### What is expected
Look through the records below, and copy out every line that holds the string "diagram".

# Dataset extract start

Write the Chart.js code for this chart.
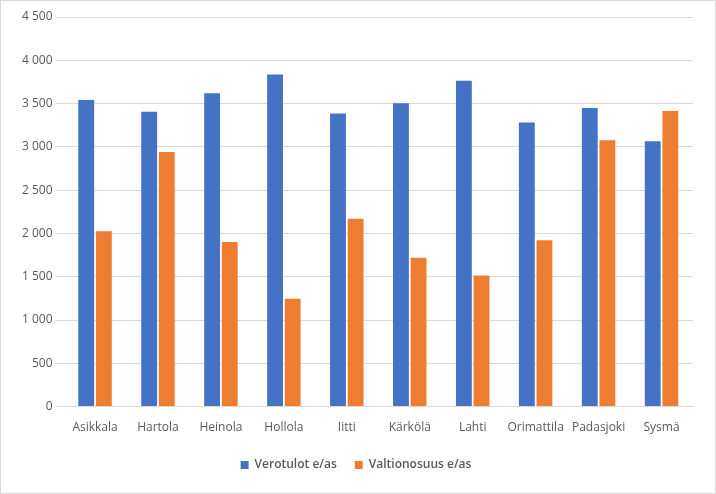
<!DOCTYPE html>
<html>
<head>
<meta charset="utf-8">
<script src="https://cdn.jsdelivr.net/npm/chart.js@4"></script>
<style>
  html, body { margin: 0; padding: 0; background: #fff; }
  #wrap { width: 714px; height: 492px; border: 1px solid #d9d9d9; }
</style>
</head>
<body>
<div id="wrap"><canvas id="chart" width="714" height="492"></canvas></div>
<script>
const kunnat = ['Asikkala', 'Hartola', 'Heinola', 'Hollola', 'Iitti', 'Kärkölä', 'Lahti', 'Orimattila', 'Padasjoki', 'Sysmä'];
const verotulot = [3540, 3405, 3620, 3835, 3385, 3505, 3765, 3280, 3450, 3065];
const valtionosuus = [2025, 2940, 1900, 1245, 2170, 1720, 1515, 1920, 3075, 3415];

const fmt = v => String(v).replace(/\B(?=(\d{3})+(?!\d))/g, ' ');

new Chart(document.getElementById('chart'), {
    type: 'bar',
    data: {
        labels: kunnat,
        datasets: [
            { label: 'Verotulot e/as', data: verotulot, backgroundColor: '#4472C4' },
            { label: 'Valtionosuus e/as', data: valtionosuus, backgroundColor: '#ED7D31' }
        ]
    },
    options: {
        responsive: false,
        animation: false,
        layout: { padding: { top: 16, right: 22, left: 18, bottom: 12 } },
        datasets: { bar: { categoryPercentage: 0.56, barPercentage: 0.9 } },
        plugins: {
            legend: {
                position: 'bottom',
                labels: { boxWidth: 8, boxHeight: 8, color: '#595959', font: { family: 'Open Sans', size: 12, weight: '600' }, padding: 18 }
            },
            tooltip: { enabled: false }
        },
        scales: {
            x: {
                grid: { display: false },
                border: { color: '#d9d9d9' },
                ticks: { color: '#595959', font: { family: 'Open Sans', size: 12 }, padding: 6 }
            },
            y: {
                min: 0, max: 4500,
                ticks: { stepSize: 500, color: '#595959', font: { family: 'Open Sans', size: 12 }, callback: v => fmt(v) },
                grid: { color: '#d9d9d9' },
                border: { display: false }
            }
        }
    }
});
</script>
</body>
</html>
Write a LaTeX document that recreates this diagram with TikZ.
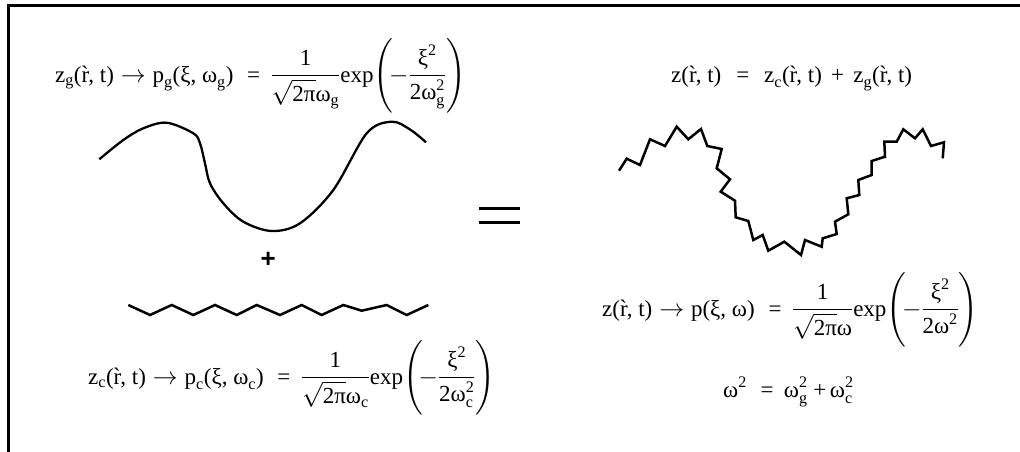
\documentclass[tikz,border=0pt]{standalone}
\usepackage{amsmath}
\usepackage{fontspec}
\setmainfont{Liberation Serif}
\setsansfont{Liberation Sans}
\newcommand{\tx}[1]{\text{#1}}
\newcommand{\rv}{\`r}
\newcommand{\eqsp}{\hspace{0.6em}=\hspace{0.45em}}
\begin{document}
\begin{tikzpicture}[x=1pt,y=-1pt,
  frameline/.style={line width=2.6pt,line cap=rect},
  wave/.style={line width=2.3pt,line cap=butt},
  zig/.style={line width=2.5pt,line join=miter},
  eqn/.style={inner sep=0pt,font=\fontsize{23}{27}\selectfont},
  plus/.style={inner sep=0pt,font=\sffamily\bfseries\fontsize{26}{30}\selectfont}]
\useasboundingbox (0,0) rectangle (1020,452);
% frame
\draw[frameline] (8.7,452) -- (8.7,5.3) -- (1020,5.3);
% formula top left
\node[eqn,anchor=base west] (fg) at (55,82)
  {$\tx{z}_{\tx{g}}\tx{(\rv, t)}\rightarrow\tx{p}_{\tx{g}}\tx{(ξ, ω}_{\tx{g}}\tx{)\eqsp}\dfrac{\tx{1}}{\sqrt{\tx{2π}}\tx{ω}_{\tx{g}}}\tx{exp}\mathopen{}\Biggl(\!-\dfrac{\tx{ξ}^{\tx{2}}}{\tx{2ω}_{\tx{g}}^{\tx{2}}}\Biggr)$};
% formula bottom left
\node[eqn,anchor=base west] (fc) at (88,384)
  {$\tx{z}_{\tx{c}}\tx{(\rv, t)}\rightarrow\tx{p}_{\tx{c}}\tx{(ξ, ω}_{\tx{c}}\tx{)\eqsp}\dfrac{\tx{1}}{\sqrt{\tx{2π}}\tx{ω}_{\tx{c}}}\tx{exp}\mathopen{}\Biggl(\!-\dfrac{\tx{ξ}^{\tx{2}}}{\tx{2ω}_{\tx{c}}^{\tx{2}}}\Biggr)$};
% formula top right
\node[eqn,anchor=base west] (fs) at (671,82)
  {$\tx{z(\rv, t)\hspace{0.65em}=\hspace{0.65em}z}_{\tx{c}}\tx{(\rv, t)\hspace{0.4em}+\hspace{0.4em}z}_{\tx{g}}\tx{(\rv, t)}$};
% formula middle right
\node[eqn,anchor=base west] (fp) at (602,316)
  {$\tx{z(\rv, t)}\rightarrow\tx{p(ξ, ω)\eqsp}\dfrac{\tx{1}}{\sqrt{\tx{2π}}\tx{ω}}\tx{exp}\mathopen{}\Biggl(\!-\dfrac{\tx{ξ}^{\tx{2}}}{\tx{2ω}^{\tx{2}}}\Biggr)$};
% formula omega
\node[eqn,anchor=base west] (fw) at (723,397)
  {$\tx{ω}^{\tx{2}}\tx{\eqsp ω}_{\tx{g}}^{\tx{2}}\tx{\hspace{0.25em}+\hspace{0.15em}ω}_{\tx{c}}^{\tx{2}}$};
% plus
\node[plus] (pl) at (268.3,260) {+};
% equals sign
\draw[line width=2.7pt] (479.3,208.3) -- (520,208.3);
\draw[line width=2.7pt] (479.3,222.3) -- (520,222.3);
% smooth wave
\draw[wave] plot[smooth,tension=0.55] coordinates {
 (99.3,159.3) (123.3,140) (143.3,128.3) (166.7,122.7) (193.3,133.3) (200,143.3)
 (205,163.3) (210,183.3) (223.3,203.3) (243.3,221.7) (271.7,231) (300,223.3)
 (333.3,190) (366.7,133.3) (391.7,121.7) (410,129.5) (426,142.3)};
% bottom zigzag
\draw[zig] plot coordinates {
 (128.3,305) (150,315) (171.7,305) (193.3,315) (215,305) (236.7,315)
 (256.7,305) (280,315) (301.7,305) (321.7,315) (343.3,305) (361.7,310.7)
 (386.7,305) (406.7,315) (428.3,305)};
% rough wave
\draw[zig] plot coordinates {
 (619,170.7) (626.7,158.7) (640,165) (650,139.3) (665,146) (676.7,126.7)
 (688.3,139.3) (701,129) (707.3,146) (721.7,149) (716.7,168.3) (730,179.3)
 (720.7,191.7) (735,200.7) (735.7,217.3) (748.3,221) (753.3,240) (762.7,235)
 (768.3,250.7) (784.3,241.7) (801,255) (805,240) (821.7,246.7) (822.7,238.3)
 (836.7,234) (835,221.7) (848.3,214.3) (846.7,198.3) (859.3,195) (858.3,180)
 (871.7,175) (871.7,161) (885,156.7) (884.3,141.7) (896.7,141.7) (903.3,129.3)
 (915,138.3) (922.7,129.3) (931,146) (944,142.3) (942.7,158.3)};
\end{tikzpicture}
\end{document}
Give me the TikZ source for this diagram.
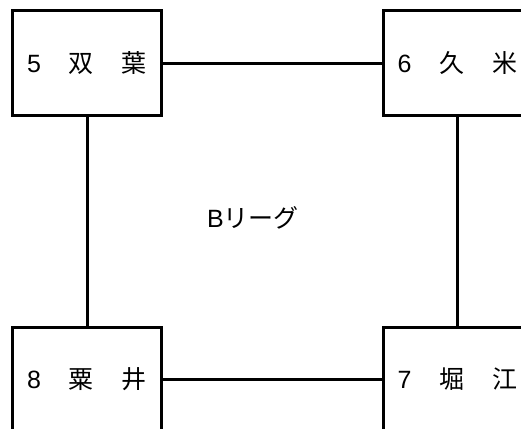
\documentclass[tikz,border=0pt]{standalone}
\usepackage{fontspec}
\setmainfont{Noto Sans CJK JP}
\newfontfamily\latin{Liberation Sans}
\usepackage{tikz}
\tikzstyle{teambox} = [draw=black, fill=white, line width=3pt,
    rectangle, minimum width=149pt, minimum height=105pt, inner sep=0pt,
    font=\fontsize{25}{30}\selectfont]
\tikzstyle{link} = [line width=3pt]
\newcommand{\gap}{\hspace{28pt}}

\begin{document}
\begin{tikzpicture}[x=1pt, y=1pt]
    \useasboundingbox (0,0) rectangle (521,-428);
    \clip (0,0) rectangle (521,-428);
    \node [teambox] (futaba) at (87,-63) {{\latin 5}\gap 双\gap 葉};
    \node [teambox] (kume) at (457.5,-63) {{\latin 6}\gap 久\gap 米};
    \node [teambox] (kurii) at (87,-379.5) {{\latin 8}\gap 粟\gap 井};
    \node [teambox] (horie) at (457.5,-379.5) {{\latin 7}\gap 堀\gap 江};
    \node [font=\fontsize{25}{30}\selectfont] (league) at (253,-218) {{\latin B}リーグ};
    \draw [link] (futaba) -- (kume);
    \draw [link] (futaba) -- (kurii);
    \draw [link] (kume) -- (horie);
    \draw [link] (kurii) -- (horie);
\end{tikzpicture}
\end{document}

# Dataset extract end

### In response
Write a LaTeX document that recreates this diagram with TikZ.
Give me the TikZ source for this diagram.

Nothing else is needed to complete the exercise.